* 1 min 

It has been about six months since the last time I set foot on American soil. Summer came fast skipping spring, and winter was gone without feeling it this year in Baghdad. Easter is a few weeks away; it will be my first one with the family in 3 years.

Italy - mood not included

The anticipation of travel is amplified by my current quality of life, at a secure compound, a rectangle of about 100 acres. I live a restricted lifestyle in the middle of Baghdad surrounded by those four walls. The four points of my routine work-workout-eat-sleep reflect the same pattern. My answer to the “How is your day?” question has been reduced to it’s simplest form – a copy and paste of yesterday.

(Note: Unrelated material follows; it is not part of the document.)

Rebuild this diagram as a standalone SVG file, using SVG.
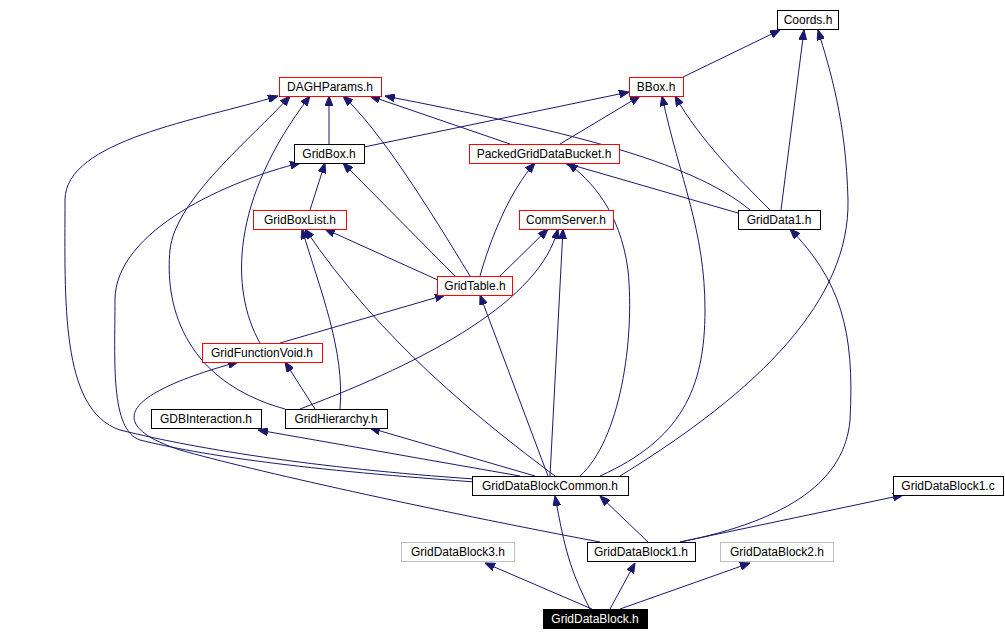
<svg xmlns="http://www.w3.org/2000/svg" width="1005" height="642" viewBox="0 0 1005 642">
<style>
.n rect{fill:#fff;stroke:#000;stroke-width:1}
.n.r rect{stroke:#ff0000}
.n.g rect{stroke:#bfbfbf}
.n text{font-family:"Liberation Sans",Arial,sans-serif;font-size:12px;text-anchor:middle;fill:#000}
#edges path{fill:none;stroke:#191970;stroke-width:1;marker-end:url(#a)}
</style>
<defs><marker id="a" markerWidth="10" markerHeight="8" refX="10" refY="4" orient="auto" markerUnits="userSpaceOnUse"><path d="M0,0 L10,4 L0,8 z" fill="#191970" stroke="#191970"/></marker></defs>
<rect width="1005" height="642" fill="#fff"/>
<g id="edges">
<path d="M683,77 L780,30"/>
<path d="M781,210 L804,30"/>
<path d="M620,476 C760,390 850,300 848,200 C846,120 830,70 818,30"/>
<path d="M329,144 L329,96"/>
<path d="M364,147 L629,92"/>
<path d="M510,144 L370,96"/>
<path d="M560,144 L640,96"/>
<path d="M750,210 C690,160 560,130 385,96"/>
<path d="M770,210 C740,180 700,140 675,96"/>
<path d="M738,213 L565,163"/>
<path d="M310,210 L325,163"/>
<path d="M455,276 L343,163"/>
<path d="M470,276 C430,210 380,130 343,96"/>
<path d="M440,281 L325,229"/>
<path d="M480,276 C490,240 510,190 535,163"/>
<path d="M500,276 L548,229"/>
<path d="M260,343 C230,290 230,200 310,96"/>
<path d="M280,343 L445,295"/>
<path d="M315,409 L285,362"/>
<path d="M340,409 C345,350 320,290 302,229"/>
<path d="M300,409 C430,360 540,300 558,229"/>
<path d="M285,409 C180,380 165,300 170,250 C175,200 250,140 290,96"/>
<path d="M490,480 C330,470 200,450 120,430 C60,410 65,300 65,200 C65,140 200,120 278,96"/>
<path d="M490,483 C300,470 200,455 140,440 C110,430 115,360 115,300 C115,230 230,180 300,163"/>
<path d="M520,476 L258,430"/>
<path d="M535,476 L370,428"/>
<path d="M548,476 L480,295"/>
<path d="M550,476 L563,229"/>
<path d="M580,476 C620,440 635,340 628,270 C620,210 590,180 568,163"/>
<path d="M600,476 C680,440 705,390 705,310 C705,230 680,180 662,96"/>
<path d="M555,476 C480,420 380,340 305,229"/>
<path d="M648,542 L600,496"/>
<path d="M680,542 C790,520 845,480 850,420 C855,330 840,280 790,229"/>
<path d="M600,542 C430,510 250,470 180,450 C120,430 100,400 238,362"/>
<path d="M680,542 L903,495"/>
<path d="M592,609 L485,563"/>
<path d="M610,609 L635,563"/>
<path d="M620,609 L750,563"/>
<path d="M590,609 C570,570 565,550 555,496"/>
</g>
<g id="coords" class="n"><rect x="777.5" y="10.5" width="61" height="19"/><text x="808" y="24">Coords.h</text></g>
<g id="dagh" class="n r"><rect x="279.5" y="77.5" width="102" height="19"/><text x="330" y="91">DAGHParams.h</text></g>
<g id="bbox" class="n r"><rect x="629.5" y="77.5" width="54" height="19"/><text x="656" y="91">BBox.h</text></g>
<g id="gridbox" class="n"><rect x="294.5" y="144.5" width="70" height="19"/><text x="329" y="158">GridBox.h</text></g>
<g id="pgdb" class="n r"><rect x="469.5" y="144.5" width="150" height="19"/><text x="544" y="158">PackedGridDataBucket.h</text></g>
<g id="gbl" class="n r"><rect x="253.5" y="210.5" width="93" height="19"/><text x="300" y="224">GridBoxList.h</text></g>
<g id="comm" class="n r"><rect x="519.5" y="210.5" width="94" height="19"/><text x="566" y="224">CommServer.h</text></g>
<g id="gd1" class="n"><rect x="738.5" y="210.5" width="82" height="19"/><text x="779" y="224">GridData1.h</text></g>
<g id="gtable" class="n r"><rect x="437.5" y="276.5" width="75" height="19"/><text x="475" y="290">GridTable.h</text></g>
<g id="gfv" class="n r"><rect x="202.5" y="343.5" width="120" height="19"/><text x="262" y="357">GridFunctionVoid.h</text></g>
<g id="gdbi" class="n"><rect x="151.5" y="409.5" width="110" height="19"/><text x="206" y="423">GDBInteraction.h</text></g>
<g id="gh" class="n"><rect x="285.5" y="409.5" width="102" height="19"/><text x="336" y="423">GridHierarchy.h</text></g>
<g id="gdbc" class="n"><rect x="472.5" y="476.5" width="156" height="19"/><text x="550" y="490">GridDataBlockCommon.h</text></g>
<g id="gdb1c" class="n"><rect x="893.5" y="476.5" width="110" height="19"/><text x="948" y="490">GridDataBlock1.c</text></g>
<g id="gdb3" class="n g"><rect x="401.5" y="542.5" width="113" height="19"/><text x="458" y="556">GridDataBlock3.h</text></g>
<g id="gdb1h" class="n"><rect x="587.5" y="542.5" width="108" height="19"/><text x="641" y="556">GridDataBlock1.h</text></g>
<g id="gdb2" class="n g"><rect x="720.5" y="542.5" width="113" height="19"/><text x="777" y="556">GridDataBlock2.h</text></g>
<g id="gdb" class="n"><rect x="543.5" y="609.5" width="104" height="19" style="fill:#000"/><text x="595" y="623" style="fill:#fff">GridDataBlock.h</text></g>
</svg>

That makes me fall prey to beautiful Google images of Italy and nice hotels. Their power seduces me, removing any sense of rational intelligence. I am left with no choice. Suddenly, I am planning a ruinously expensive trip.

Finally, I took a step toward my sense of freedom by buying an airline ticket – an act that will set in motion the long journey home. The ticket is a key to unlock the chains of routine hanging around my neck for the past six months.

The anticipation of travel makes me happy. I like the period between buying a ticket and flying. Something good is out there, and I have a sense of moving toward that horizon rather than departing from it.

For me, it is the arrival to the beginning of the holiday that signals the countdown back to the default of life.

In travel, I feel the sense of existence.